--- Data shown ---
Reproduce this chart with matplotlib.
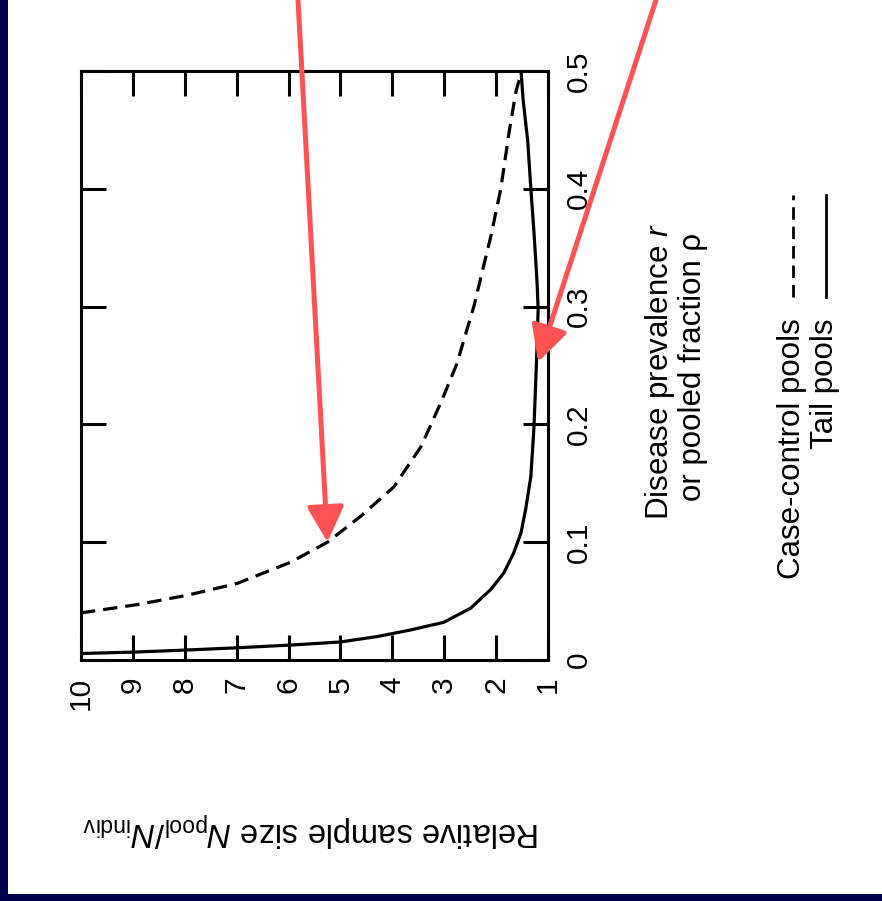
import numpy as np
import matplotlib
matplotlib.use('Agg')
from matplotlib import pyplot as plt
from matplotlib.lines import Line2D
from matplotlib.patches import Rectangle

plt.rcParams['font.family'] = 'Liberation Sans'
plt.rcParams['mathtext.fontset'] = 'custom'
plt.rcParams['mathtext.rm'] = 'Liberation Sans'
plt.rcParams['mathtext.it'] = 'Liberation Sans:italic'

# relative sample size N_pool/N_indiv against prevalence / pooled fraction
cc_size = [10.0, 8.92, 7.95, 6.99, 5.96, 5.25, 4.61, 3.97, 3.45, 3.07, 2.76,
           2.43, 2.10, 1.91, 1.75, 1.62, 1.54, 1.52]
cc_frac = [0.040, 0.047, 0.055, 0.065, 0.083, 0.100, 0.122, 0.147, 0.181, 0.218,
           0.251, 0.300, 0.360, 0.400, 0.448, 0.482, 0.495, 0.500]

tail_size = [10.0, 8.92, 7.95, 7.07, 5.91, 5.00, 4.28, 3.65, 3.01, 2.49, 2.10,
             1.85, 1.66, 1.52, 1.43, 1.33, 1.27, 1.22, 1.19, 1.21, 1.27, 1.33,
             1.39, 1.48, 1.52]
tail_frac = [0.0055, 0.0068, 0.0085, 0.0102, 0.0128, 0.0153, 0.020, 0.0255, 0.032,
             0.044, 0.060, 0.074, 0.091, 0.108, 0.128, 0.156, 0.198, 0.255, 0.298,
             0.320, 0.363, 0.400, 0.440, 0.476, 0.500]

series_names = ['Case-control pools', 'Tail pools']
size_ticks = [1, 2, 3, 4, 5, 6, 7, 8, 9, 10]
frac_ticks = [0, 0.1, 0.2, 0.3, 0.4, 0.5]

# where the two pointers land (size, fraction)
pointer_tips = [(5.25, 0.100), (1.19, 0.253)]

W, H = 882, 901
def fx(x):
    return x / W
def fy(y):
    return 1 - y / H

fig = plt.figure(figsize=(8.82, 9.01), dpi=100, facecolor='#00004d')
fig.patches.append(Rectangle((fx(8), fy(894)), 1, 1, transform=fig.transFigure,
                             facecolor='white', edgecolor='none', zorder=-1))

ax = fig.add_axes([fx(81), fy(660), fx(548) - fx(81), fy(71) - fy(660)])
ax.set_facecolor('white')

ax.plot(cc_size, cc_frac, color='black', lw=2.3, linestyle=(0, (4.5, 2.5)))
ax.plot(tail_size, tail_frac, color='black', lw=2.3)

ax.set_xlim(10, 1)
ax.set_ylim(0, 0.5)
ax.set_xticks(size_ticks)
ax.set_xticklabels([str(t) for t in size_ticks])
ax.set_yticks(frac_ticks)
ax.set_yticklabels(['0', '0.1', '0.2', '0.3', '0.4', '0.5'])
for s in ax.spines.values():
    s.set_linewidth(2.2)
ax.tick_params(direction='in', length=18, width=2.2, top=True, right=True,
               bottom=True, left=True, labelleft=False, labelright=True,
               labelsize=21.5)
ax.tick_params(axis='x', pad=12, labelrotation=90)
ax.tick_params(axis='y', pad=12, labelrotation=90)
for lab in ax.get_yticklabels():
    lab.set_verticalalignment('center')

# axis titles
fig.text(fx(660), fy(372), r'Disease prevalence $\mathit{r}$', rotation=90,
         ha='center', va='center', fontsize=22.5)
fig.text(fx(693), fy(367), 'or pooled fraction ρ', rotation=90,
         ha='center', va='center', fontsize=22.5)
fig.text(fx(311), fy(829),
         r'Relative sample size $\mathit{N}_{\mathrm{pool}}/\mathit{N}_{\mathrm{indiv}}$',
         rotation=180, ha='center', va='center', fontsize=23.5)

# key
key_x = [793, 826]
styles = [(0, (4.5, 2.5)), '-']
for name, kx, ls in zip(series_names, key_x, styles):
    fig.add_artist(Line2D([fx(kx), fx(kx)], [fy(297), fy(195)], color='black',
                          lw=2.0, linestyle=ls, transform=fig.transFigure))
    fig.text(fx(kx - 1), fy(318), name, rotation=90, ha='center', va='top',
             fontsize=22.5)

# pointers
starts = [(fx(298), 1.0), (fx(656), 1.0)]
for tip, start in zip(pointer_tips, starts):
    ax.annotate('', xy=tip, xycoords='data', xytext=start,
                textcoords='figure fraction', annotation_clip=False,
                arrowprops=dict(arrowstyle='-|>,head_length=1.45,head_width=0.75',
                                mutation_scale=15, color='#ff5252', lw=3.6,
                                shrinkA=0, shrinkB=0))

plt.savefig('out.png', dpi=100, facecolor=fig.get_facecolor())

--- Given instruction ---
Omit any images, then output the listing exactly.

--- Response to this exercise ---
Reproduce this chart with matplotlib.
import numpy as np
import matplotlib
matplotlib.use('Agg')
from matplotlib import pyplot as plt
from matplotlib.lines import Line2D
from matplotlib.patches import Rectangle

plt.rcParams['font.family'] = 'Liberation Sans'
plt.rcParams['mathtext.fontset'] = 'custom'
plt.rcParams['mathtext.rm'] = 'Liberation Sans'
plt.rcParams['mathtext.it'] = 'Liberation Sans:italic'

# relative sample size N_pool/N_indiv against prevalence / pooled fraction
cc_size = [10.0, 8.92, 7.95, 6.99, 5.96, 5.25, 4.61, 3.97, 3.45, 3.07, 2.76,
           2.43, 2.10, 1.91, 1.75, 1.62, 1.54, 1.52]
cc_frac = [0.040, 0.047, 0.055, 0.065, 0.083, 0.100, 0.122, 0.147, 0.181, 0.218,
           0.251, 0.300, 0.360, 0.400, 0.448, 0.482, 0.495, 0.500]

tail_size = [10.0, 8.92, 7.95, 7.07, 5.91, 5.00, 4.28, 3.65, 3.01, 2.49, 2.10,
             1.85, 1.66, 1.52, 1.43, 1.33, 1.27, 1.22, 1.19, 1.21, 1.27, 1.33,
             1.39, 1.48, 1.52]
tail_frac = [0.0055, 0.0068, 0.0085, 0.0102, 0.0128, 0.0153, 0.020, 0.0255, 0.032,
             0.044, 0.060, 0.074, 0.091, 0.108, 0.128, 0.156, 0.198, 0.255, 0.298,
             0.320, 0.363, 0.400, 0.440, 0.476, 0.500]

series_names = ['Case-control pools', 'Tail pools']
size_ticks = [1, 2, 3, 4, 5, 6, 7, 8, 9, 10]
frac_ticks = [0, 0.1, 0.2, 0.3, 0.4, 0.5]

# where the two pointers land (size, fraction)
pointer_tips = [(5.25, 0.100), (1.19, 0.253)]

W, H = 882, 901
def fx(x):
    return x / W
def fy(y):
    return 1 - y / H

fig = plt.figure(figsize=(8.82, 9.01), dpi=100, facecolor='#00004d')
fig.patches.append(Rectangle((fx(8), fy(894)), 1, 1, transform=fig.transFigure,
                             facecolor='white', edgecolor='none', zorder=-1))

ax = fig.add_axes([fx(81), fy(660), fx(548) - fx(81), fy(71) - fy(660)])
ax.set_facecolor('white')

ax.plot(cc_size, cc_frac, color='black', lw=2.3, linestyle=(0, (4.5, 2.5)))
ax.plot(tail_size, tail_frac, color='black', lw=2.3)

ax.set_xlim(10, 1)
ax.set_ylim(0, 0.5)
ax.set_xticks(size_ticks)
ax.set_xticklabels([str(t) for t in size_ticks])
ax.set_yticks(frac_ticks)
ax.set_yticklabels(['0', '0.1', '0.2', '0.3', '0.4', '0.5'])
for s in ax.spines.values():
    s.set_linewidth(2.2)
ax.tick_params(direction='in', length=18, width=2.2, top=True, right=True,
               bottom=True, left=True, labelleft=False, labelright=True,
               labelsize=21.5)
ax.tick_params(axis='x', pad=12, labelrotation=90)
ax.tick_params(axis='y', pad=12, labelrotation=90)
for lab in ax.get_yticklabels():
    lab.set_verticalalignment('center')

# axis titles
fig.text(fx(660), fy(372), r'Disease prevalence $\mathit{r}$', rotation=90,
         ha='center', va='center', fontsize=22.5)
fig.text(fx(693), fy(367), 'or pooled fraction ρ', rotation=90,
         ha='center', va='center', fontsize=22.5)
fig.text(fx(311), fy(829),
         r'Relative sample size $\mathit{N}_{\mathrm{pool}}/\mathit{N}_{\mathrm{indiv}}$',
         rotation=180, ha='center', va='center', fontsize=23.5)

# key
key_x = [793, 826]
styles = [(0, (4.5, 2.5)), '-']
for name, kx, ls in zip(series_names, key_x, styles):
    fig.add_artist(Line2D([fx(kx), fx(kx)], [fy(297), fy(195)], color='black',
                          lw=2.0, linestyle=ls, transform=fig.transFigure))
    fig.text(fx(kx - 1), fy(318), name, rotation=90, ha='center', va='top',
             fontsize=22.5)

# pointers
starts = [(fx(298), 1.0), (fx(656), 1.0)]
for tip, start in zip(pointer_tips, starts):
    ax.annotate('', xy=tip, xycoords='data', xytext=start,
                textcoords='figure fraction', annotation_clip=False,
                arrowprops=dict(arrowstyle='-|>,head_length=1.45,head_width=0.75',
                                mutation_scale=15, color='#ff5252', lw=3.6,
                                shrinkA=0, shrinkB=0))

plt.savefig('out.png', dpi=100, facecolor=fig.get_facecolor())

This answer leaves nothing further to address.